Update (1/31/24): Following publication of this article, Patrick Casey’s channel is no longer available on YouTube, and the platform confirmed to Media Matters that it removed his channel.
YouTube has allowed notorious white nationalist Patrick Casey — who led a group that helped organize the 2017 “Unite the Right” gathering in Charlottesville, Virginia — to stream on the platform and monetize his content. Media Matters found that Casey has earned revenue on the platform from both ads that have appeared on his videos and through the “Super Chat” feature, which has garnered over $1,000 in contributions from viewers. YouTube takes a cut from both.
Casey previously led the white nationalist organization Identity Evropa, which helped organize the “Unite the Right” rally, a 2017 white nationalist gathering that resulted in the killing of a counter-protester. (Identity Evropa was later renamed the American Identity Movement and has since disbanded.) According to Ignite The Right, which HuffPost described as a group with an “extensive database of every single white supremacist who has allegedly been identified as attending the Charlottesville rally,” Casey himself attended the “Unite the Right” gathering. He was also previously affiliated with fellow white nationalist Nick Fuentes, and was subpoenaed by the House January 6 Committee for connections to the January 6 insurrection.

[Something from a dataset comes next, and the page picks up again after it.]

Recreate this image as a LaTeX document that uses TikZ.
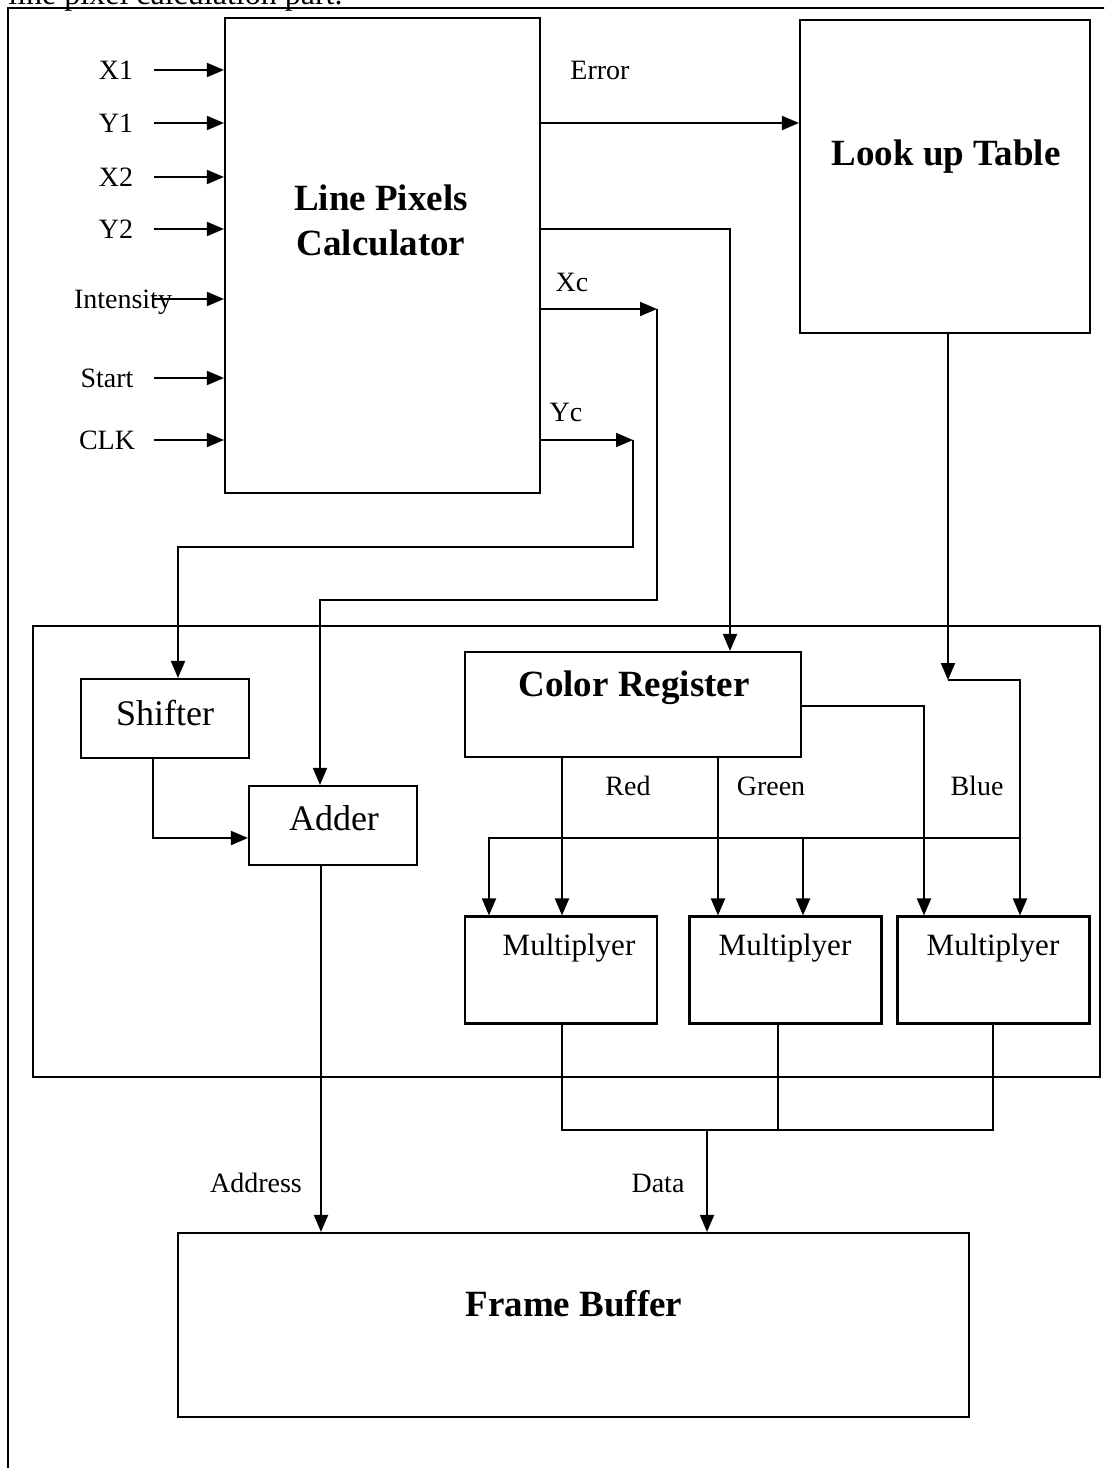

Since late 2019, Casey has run a YouTube channel featuring what he calls “commentary from a dissident right perspective.” YouTube has previously penalized the channel for hate speech and medical misinformation, but the channel is still currently active, with Casey streaming regularly.
Casey’s YouTube channel is also monetized, with ads featured on videos that have titles such as “The Consequences of Diversity,” “Debate: Race, Ethnicity, and Religion,” and “The Hidden History of Affirmative Action” and contain interviews with white nationalists and Holocaust deniers like Sean Last, Ron Unz, and Steve Sailer.